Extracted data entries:
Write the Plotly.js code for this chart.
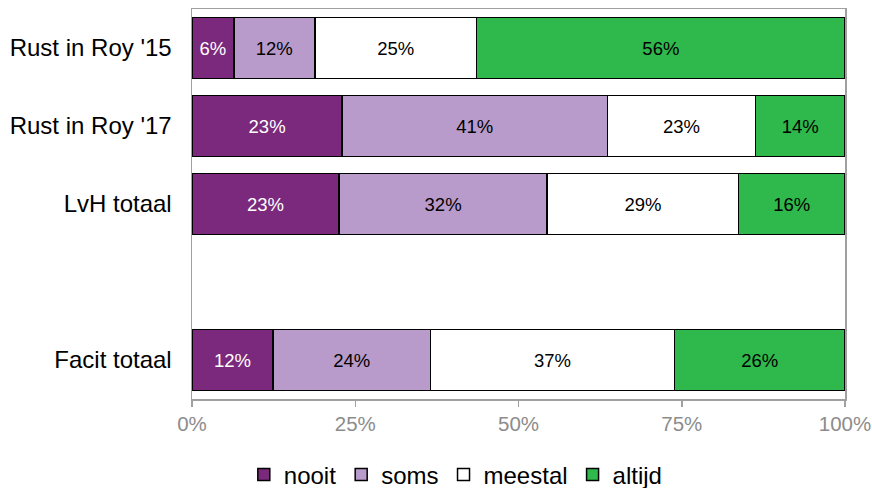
<!DOCTYPE html>
<html><head><meta charset="utf-8">
<script src="https://cdn.plot.ly/plotly-3.0.1.min.js"></script>
<style>html,body{margin:0;padding:0;background:#fff}#chart{width:872px;height:488px}</style>
</head><body><div id="chart"></div>
<script>
const categories = ["Rust in Roy '15", "Rust in Roy '17", "LvH totaal", " ", "Facit totaal"];
const seriesNames = ["nooit", "soms", "meestal", "altijd"];
const nooit   = [6.4, 23.0, 22.5, null, 12.4];
const soms    = [12.4, 40.6, 31.9, null, 24.1];
const meestal = [24.8, 22.7, 29.3, null, 37.4];
const altijd  = [56.4, 13.7, 16.3, null, 26.1];
const tickVals = [0, 25, 50, 75, 100];
const tickText = ["0%", "25%", "50%", "75%", "100%"];

const colors = ["#7B297C", "#B89BCA", "#FFFFFF", "#2FB84B"];
const textColors = ["#FFFFFF", "#000000", "#000000", "#000000"];
const values = [nooit, soms, meestal, altijd];

const traces = values.map((v, i) => ({
  type: 'bar', orientation: 'h', name: seriesNames[i],
  y: categories, x: v,
  marker: {color: colors[i], line: {color: '#000', width: 1.5}},
  text: v.map(d => d == null ? '' : Math.round(d) + '%'),
  texttemplate: '%{text}',
  textposition: 'inside', insidetextanchor: 'middle',
  textfont: {family: 'Liberation Sans, Arial', size: 18.5, color: textColors[i]},
  constraintext: 'none',
  hoverinfo: 'none'
}));

const layout = {
  width: 872, height: 488,
  margin: {l: 192, r: 27, t: 9, b: 89},
  barmode: 'stack', bargap: 0.22,
  paper_bgcolor: '#fff', plot_bgcolor: '#fff',
  font: {family: 'Liberation Sans, Arial', color: '#000'},
  showlegend: true,
  legend: {orientation: 'h', x: 0.404, xanchor: 'center', yref: 'container', y: 0.027, yanchor: 'middle',
    font: {size: 24, color: '#000'}, itemwidth: 30, tracegroupgap: 0, traceorder: 'normal'},
  xaxis: {range: [0, 100], tickvals: tickVals, ticktext: tickText, automargin: false,
    showgrid: false, zeroline: false, showline: true, mirror: true,
    linecolor: '#A0A0A0', linewidth: 1.5, ticks: 'outside', ticklen: 6, tickcolor: '#A0A0A0',
    tickwidth: 1.5, tickfont: {size: 20.5, color: '#8C8C8C'}, fixedrange: true},
  yaxis: {type: 'category', categoryorder: 'array', categoryarray: categories, automargin: false,
    autorange: 'reversed', showgrid: false, zeroline: false, showline: true, mirror: true,
    linecolor: '#A0A0A0', linewidth: 1.5, ticks: '', ticklabelstandoff: 14,
    tickfont: {size: 24, color: '#000'}, fixedrange: true}
};
Plotly.newPlot('chart', traces, layout, {staticPlot: true, displayModeBar: false});
</script></body></html>
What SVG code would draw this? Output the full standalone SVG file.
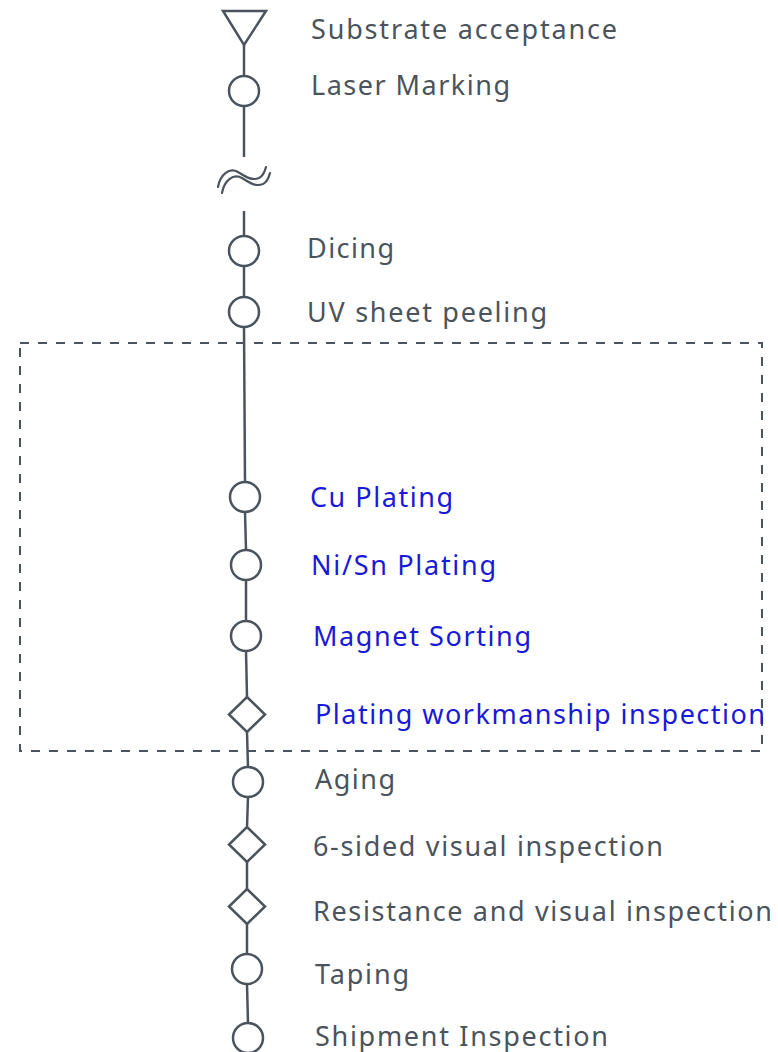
<svg xmlns="http://www.w3.org/2000/svg" width="778" height="1052" viewBox="0 0 778 1052">
<style>
.s{fill:#ffffff;stroke:#4b535c;stroke-width:2.5}
.l{stroke:#4b535c;stroke-width:2.5;fill:none}
.w{stroke:#4b535c;stroke-width:2.2;fill:none;stroke-linecap:round}
.t{font-family:"Noto Sans",sans-serif;font-size:27px;fill:#4b535c}
.b{fill:#1a1ad6}
</style>
<rect width="778" height="1052" fill="#ffffff"/>
<g id="connectors">
<line class="l" x1="244" y1="45" x2="244" y2="76"/>
<line class="l" x1="244" y1="106" x2="244" y2="157"/>
<path class="w" d="M218,187 C220,175 229,167 238,172 C246,177 252,181 259,178 C263,176 265,171 266,167"/>
<path class="w" d="M222,193 C224,181 233,173 242,178 C250,183 256,187 263,184 C267,182 269,177 270,173"/>
<line class="l" x1="244" y1="211" x2="244" y2="236"/>
<line class="l" x1="244" y1="266" x2="244" y2="297"/>
<line class="l" x1="244" y1="327" x2="245" y2="482"/>
<line class="l" x1="245" y1="512" x2="246" y2="550"/>
<line class="l" x1="246" y1="580" x2="246" y2="621"/>
<line class="l" x1="246" y1="651" x2="247" y2="697"/>
<line class="l" x1="247" y1="732" x2="248" y2="767"/>
<line class="l" x1="248" y1="797" x2="247" y2="827"/>
<line class="l" x1="247" y1="862" x2="247" y2="889"/>
<line class="l" x1="247" y1="924" x2="247" y2="954"/>
<line class="l" x1="247" y1="984" x2="248" y2="1023"/>
</g>
<g id="group-box">
<rect x="20" y="343" width="742" height="408" fill="none" stroke="#4b535c" stroke-width="2" stroke-dasharray="9,9"/>
</g>
<g id="n1"><polygon class="s" points="223,11 266,11 244,45"/><text class="t" x="311" y="39" textLength="306" lengthAdjust="spacing">Substrate acceptance</text></g>
<g id="n2"><circle class="s" cx="244" cy="91" r="15"/><text class="t" x="311" y="95" textLength="199" lengthAdjust="spacing">Laser Marking</text></g>
<g id="n3"><circle class="s" cx="244" cy="251" r="15"/><text class="t" x="307" y="258" textLength="87" lengthAdjust="spacing">Dicing</text></g>
<g id="n4"><circle class="s" cx="244" cy="312" r="15"/><text class="t" x="307" y="322" textLength="240" lengthAdjust="spacing">UV sheet peeling</text></g>
<g id="n5"><circle class="s" cx="245" cy="497" r="15"/><text class="t b" x="310" y="507" textLength="143" lengthAdjust="spacing">Cu Plating</text></g>
<g id="n6"><circle class="s" cx="246" cy="565" r="15"/><text class="t b" x="311" y="575" textLength="185" lengthAdjust="spacing">Ni/Sn Plating</text></g>
<g id="n7"><circle class="s" cx="246" cy="636" r="15"/><text class="t b" x="313" y="646" textLength="218" lengthAdjust="spacing">Magnet Sorting</text></g>
<g id="n8"><polygon class="s" points="247,697 265,714.5 247,732 229,714.5"/><text class="t b" x="315" y="724" textLength="450" lengthAdjust="spacing">Plating workmanship inspection</text></g>
<g id="n9"><circle class="s" cx="248" cy="782" r="15"/><text class="t" x="315" y="789" textLength="80" lengthAdjust="spacing">Aging</text></g>
<g id="n10"><polygon class="s" points="247,827 265,844.5 247,862 229,844.5"/><text class="t" x="313" y="856" textLength="350" lengthAdjust="spacing">6-sided visual inspection</text></g>
<g id="n11"><polygon class="s" points="247,889 265,906.5 247,924 229,906.5"/><text class="t" x="313" y="921" textLength="459" lengthAdjust="spacing">Resistance and visual inspection</text></g>
<g id="n12"><circle class="s" cx="247" cy="969" r="15"/><text class="t" x="315" y="984" textLength="94" lengthAdjust="spacing">Taping</text></g>
<g id="n13"><circle class="s" cx="248" cy="1038" r="15"/><text class="t" x="315" y="1046" textLength="293" lengthAdjust="spacing">Shipment Inspection</text></g>
</svg>
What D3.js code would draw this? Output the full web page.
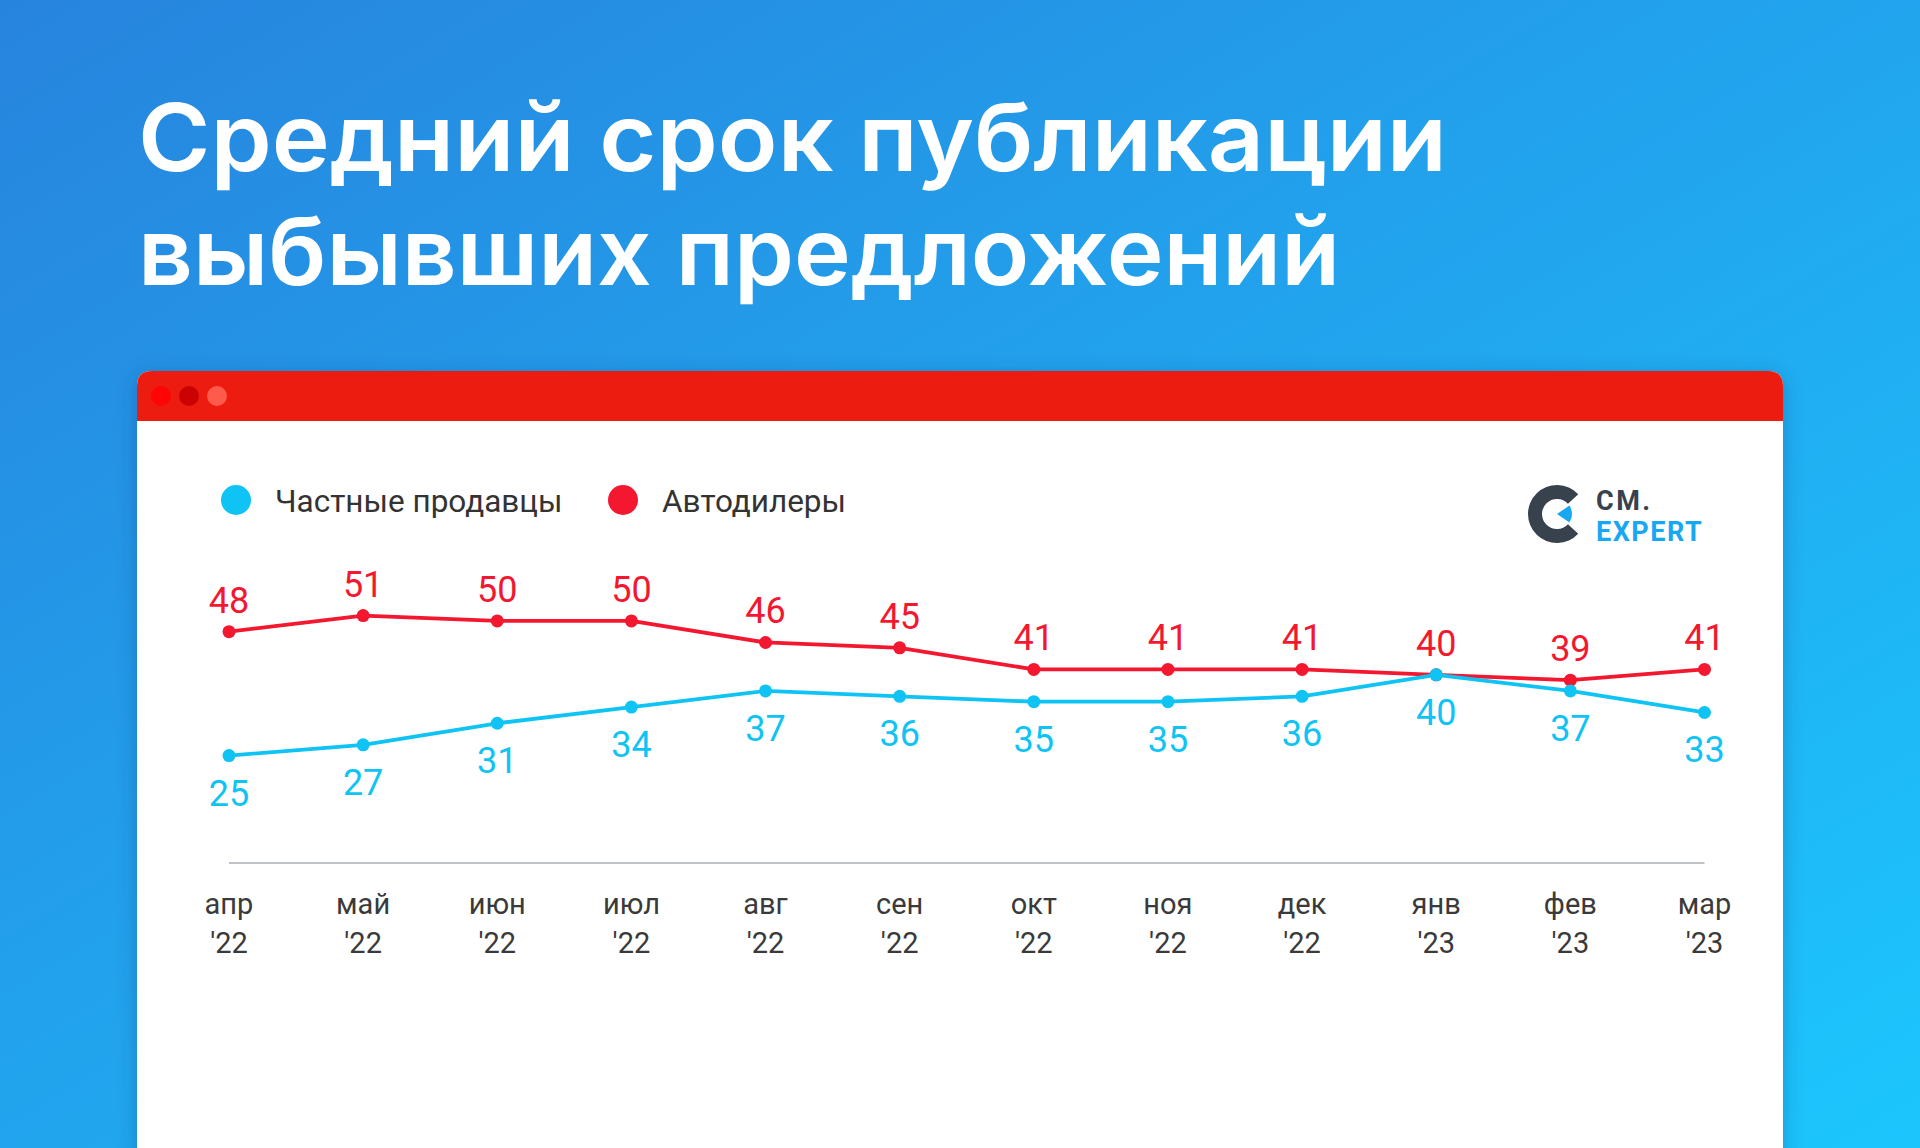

*REQUEST*:
From the entries above, copy each line holding "would".

*OUTPUT OF THE EXERCISE*:
What SVG code would draw this? Output the full standalone SVG file.
What D3.js code would draw this? Output the full web page.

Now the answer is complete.